Today’s major economic releases were the IHS Markit Purchase Manager Indexes (PMI) in the US and Europe. They showed a strong rebound in June, reflecting the economic reopening in the respective regions. However, they remained below the 50 mark, which is the threshold for growth, implying that the pace of contraction slowed, but purchasing managers are not signaling growth. Nevertheless, global equity markets rallied on the news of a greater-than-anticipated improvement in the indices.
The U.S. Composite Output Index rose to 46.8 last month from 37.0 in May. Manufacturing PMI jumped almost 10 points from 39.8 to 49.6, while the services PMI rose to 46.7 in June from 37.5 in the prior month. One of the unique dimensions of the current recession is that services are getting hit harder during this downturn than manufacturing, and it looks like US manufacturing might return to growth before services according to the PMI surveys. I also suspect that the PMIs are understating the turning of the economic tide. Many US indicators, including retail sales and employment data, have actually suggested that economic growth resumed in May. I often view PMIs as a survey of business sentiment than a key predictor of the exact level of activity.

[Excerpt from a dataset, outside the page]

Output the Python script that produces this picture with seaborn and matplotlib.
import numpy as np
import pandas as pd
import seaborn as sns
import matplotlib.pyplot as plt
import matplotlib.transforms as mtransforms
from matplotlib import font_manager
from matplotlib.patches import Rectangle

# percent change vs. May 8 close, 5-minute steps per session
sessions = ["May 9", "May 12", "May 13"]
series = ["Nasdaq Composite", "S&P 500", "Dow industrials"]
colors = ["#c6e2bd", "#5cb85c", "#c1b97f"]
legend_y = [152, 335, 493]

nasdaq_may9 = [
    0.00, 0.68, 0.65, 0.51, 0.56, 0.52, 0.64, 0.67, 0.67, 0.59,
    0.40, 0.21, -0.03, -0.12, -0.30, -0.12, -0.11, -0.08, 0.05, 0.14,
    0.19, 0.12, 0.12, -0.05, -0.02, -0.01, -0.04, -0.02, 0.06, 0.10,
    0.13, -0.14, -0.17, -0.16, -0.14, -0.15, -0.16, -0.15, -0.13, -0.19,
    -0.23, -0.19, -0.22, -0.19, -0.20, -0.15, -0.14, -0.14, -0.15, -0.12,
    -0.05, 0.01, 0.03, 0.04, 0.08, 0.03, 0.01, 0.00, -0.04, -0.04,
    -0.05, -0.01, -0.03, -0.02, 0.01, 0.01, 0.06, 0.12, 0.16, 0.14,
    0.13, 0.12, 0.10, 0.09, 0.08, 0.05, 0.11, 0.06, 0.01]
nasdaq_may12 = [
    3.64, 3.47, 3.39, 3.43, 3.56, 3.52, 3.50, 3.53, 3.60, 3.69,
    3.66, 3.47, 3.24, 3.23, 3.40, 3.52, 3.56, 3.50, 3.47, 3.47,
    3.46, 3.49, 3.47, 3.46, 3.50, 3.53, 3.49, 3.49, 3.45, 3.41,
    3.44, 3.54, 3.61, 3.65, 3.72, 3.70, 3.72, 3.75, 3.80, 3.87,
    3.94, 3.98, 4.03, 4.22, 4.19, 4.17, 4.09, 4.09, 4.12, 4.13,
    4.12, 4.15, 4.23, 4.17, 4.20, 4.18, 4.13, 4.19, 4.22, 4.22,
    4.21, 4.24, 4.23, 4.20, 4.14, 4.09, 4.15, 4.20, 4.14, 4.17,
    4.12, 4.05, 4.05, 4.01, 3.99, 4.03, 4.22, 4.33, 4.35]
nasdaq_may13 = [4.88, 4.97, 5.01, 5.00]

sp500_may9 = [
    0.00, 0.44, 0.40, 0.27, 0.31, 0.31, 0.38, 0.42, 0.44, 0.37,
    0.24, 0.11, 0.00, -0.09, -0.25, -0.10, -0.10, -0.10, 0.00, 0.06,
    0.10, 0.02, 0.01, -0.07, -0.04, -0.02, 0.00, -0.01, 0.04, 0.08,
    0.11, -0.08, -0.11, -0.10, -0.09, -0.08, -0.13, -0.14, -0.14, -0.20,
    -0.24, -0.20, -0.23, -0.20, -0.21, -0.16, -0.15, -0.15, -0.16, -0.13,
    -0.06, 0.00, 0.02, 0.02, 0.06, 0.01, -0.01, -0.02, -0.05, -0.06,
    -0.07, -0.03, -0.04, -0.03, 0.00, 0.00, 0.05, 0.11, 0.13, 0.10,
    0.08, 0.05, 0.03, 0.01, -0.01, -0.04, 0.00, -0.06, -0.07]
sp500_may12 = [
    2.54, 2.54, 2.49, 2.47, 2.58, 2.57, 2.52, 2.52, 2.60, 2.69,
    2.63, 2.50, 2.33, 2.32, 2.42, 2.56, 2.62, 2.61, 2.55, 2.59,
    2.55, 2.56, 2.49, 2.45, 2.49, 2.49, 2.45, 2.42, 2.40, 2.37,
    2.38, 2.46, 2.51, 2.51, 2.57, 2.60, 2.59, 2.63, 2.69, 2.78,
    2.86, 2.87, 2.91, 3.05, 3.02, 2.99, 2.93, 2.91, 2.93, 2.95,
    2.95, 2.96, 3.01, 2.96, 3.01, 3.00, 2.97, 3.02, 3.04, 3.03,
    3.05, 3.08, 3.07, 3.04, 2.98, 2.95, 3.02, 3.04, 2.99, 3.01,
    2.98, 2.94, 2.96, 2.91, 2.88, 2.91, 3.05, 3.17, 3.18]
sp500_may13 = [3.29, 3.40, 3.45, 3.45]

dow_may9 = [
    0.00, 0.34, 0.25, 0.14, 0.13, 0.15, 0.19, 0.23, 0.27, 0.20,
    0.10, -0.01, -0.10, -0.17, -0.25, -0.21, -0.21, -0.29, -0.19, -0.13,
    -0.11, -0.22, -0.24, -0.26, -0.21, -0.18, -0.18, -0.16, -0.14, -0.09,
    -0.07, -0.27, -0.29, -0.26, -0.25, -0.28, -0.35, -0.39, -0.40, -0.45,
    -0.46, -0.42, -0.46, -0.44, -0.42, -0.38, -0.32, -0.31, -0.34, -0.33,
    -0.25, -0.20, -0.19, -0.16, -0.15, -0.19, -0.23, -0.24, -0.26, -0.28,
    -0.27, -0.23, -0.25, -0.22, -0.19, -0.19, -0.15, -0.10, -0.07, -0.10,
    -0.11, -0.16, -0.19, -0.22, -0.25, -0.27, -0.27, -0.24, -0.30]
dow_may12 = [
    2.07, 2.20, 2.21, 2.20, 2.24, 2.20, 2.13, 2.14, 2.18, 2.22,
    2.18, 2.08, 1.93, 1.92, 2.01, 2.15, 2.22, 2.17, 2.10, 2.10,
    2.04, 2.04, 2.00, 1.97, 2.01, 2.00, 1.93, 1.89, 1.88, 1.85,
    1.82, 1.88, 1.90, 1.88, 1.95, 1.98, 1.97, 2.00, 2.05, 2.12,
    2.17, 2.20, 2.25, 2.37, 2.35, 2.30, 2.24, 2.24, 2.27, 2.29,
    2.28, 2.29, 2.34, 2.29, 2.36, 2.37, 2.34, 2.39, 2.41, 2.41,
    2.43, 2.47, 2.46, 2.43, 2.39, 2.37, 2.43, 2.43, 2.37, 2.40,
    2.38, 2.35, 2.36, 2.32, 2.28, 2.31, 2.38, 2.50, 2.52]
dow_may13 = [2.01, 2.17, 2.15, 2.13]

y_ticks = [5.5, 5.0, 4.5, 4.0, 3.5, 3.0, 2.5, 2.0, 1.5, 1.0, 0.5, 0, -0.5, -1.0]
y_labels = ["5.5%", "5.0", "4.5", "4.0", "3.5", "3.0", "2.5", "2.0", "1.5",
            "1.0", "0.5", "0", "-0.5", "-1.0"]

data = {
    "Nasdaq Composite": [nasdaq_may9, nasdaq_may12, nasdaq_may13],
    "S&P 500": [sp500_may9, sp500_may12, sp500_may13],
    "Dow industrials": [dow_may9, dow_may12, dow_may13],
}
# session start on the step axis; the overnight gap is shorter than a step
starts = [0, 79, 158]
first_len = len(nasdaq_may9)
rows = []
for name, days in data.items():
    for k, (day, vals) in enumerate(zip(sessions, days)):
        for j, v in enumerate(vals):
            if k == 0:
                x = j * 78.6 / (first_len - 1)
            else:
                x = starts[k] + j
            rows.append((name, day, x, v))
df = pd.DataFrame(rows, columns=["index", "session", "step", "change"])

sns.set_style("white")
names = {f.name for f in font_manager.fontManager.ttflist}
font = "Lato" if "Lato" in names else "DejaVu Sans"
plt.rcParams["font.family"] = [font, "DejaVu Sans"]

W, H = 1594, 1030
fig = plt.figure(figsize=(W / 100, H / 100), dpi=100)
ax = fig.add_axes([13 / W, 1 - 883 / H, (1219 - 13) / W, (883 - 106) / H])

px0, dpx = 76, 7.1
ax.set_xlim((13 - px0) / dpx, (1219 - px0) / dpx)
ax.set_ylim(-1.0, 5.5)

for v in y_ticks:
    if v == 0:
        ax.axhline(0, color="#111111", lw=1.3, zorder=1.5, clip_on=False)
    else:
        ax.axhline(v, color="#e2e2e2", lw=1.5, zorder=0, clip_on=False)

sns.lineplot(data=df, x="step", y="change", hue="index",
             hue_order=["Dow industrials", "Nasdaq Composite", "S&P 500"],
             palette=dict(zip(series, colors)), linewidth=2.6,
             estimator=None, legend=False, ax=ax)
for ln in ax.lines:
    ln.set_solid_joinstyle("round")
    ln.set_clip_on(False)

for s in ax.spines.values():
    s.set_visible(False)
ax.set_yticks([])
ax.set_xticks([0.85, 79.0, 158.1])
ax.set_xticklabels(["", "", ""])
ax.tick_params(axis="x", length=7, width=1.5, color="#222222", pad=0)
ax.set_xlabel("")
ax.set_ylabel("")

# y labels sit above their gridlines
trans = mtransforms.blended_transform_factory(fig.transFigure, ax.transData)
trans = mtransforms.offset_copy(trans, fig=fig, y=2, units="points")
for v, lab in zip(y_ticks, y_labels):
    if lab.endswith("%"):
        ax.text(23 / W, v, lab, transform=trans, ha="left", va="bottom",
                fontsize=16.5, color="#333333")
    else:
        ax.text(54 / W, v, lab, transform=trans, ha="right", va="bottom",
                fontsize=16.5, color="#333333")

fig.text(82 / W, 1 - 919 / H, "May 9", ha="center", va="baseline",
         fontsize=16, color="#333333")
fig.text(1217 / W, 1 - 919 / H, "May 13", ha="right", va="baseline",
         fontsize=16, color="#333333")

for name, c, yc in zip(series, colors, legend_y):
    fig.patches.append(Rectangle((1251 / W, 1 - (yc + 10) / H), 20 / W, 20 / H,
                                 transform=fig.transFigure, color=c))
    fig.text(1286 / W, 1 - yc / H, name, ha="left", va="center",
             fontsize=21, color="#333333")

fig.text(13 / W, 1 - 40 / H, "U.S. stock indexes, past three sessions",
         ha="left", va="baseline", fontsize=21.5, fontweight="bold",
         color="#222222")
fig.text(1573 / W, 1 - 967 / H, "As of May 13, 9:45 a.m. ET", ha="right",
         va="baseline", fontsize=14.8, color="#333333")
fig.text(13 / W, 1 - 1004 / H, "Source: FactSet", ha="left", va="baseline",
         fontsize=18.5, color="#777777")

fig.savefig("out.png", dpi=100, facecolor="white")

On the US price front, IHS Markit noted that “firms stated that higher input costs from suppliers due to COVID-19 related supply chain issues were partially passed on to clients, with some mentioning that demand conditions were such that discounting was no longer required.” It will be interesting to see if future US inflation data confirms this. The last CPI release suggested that prices of essential products and consume-at-home products were generally rising, but prices for other products were falling. Nevertheless, if the US PMI is right on prices, it would mean that deflation risks are lessening.

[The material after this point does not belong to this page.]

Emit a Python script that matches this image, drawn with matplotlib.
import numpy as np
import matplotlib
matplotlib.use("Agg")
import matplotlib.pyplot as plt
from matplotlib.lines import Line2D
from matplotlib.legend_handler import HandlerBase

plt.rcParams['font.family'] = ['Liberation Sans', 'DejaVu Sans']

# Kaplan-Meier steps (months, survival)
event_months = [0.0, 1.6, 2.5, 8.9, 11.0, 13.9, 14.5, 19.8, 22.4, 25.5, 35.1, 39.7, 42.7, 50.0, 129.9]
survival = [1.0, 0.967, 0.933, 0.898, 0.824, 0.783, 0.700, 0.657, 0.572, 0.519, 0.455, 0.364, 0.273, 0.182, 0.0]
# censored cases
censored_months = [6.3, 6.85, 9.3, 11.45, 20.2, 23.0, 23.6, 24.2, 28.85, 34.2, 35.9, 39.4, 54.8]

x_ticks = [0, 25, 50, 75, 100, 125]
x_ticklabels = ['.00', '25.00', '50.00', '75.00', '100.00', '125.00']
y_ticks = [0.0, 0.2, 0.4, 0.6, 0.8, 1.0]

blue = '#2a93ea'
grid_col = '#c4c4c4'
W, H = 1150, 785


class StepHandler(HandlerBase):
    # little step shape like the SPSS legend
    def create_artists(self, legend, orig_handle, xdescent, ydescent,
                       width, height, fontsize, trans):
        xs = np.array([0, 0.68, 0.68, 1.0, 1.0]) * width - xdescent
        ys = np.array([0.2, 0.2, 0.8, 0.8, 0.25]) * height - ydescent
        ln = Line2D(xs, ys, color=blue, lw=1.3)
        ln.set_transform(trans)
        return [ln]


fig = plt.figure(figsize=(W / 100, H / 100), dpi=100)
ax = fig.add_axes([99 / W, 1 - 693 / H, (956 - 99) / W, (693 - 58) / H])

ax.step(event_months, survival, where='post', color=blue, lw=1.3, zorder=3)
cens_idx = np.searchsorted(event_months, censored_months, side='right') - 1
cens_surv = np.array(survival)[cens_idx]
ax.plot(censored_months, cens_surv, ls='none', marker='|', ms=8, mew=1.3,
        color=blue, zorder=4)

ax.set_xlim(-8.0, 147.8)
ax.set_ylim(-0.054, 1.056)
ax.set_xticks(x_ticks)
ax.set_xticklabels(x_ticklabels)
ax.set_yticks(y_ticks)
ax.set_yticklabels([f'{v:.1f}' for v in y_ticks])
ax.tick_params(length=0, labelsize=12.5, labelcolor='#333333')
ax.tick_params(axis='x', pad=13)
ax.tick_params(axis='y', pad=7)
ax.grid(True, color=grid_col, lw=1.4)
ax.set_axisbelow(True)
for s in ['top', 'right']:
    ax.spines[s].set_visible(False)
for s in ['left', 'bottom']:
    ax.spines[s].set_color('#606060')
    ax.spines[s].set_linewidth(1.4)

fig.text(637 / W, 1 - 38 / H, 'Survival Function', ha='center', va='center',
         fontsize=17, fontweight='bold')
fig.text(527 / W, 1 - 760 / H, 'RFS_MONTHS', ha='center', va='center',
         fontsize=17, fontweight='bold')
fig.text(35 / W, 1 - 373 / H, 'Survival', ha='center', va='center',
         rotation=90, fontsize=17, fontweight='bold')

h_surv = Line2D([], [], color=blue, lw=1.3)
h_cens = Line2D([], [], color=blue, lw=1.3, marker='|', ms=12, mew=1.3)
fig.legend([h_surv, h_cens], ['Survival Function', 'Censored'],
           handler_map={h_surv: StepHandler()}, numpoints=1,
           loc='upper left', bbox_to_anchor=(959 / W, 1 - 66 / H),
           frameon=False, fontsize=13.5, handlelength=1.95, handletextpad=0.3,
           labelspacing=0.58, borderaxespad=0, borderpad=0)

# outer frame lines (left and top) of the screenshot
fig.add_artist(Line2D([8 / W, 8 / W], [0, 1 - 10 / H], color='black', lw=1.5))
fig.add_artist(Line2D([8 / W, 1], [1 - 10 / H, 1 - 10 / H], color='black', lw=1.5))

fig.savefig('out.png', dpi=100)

Flash PMI estimates for the Eurozone positively surprised analysts with a composite reading coming in at 47.5 from 31.9 in the previous month. Market analysts were expecting 40.9, but a considerable number of firms in Germany reported pent-up demand, and corporate sales in France increased as strict lockdown measures were eased. June PMI numbers for Italy and Spain will be coming out soon, but the composite statistic suggests that they are not falling behind. The UK composite output index also jumped to a four-month high of 47.6 in June from 30.0 in May.
For both the US and Europe, I should flag that just because earlier forecasts were overly pessimistic, it does not mean the outlook is bright. Indeed, we should remain cautious of what the early rebound means for the broader economic recovery given the increased state of fragility in the path to recovery, particularly with global infection rates rising. Another key question we need to keep in mind is how economies are going to react when the government’s income support programs are scaled back in the coming months. It seems likely that there will be an initial rebound in growth followed by a sharp moderation to a slow pace of recovery as the hangover from higher unemployment is felt and as consumption remain weak when the virus is still in circulation.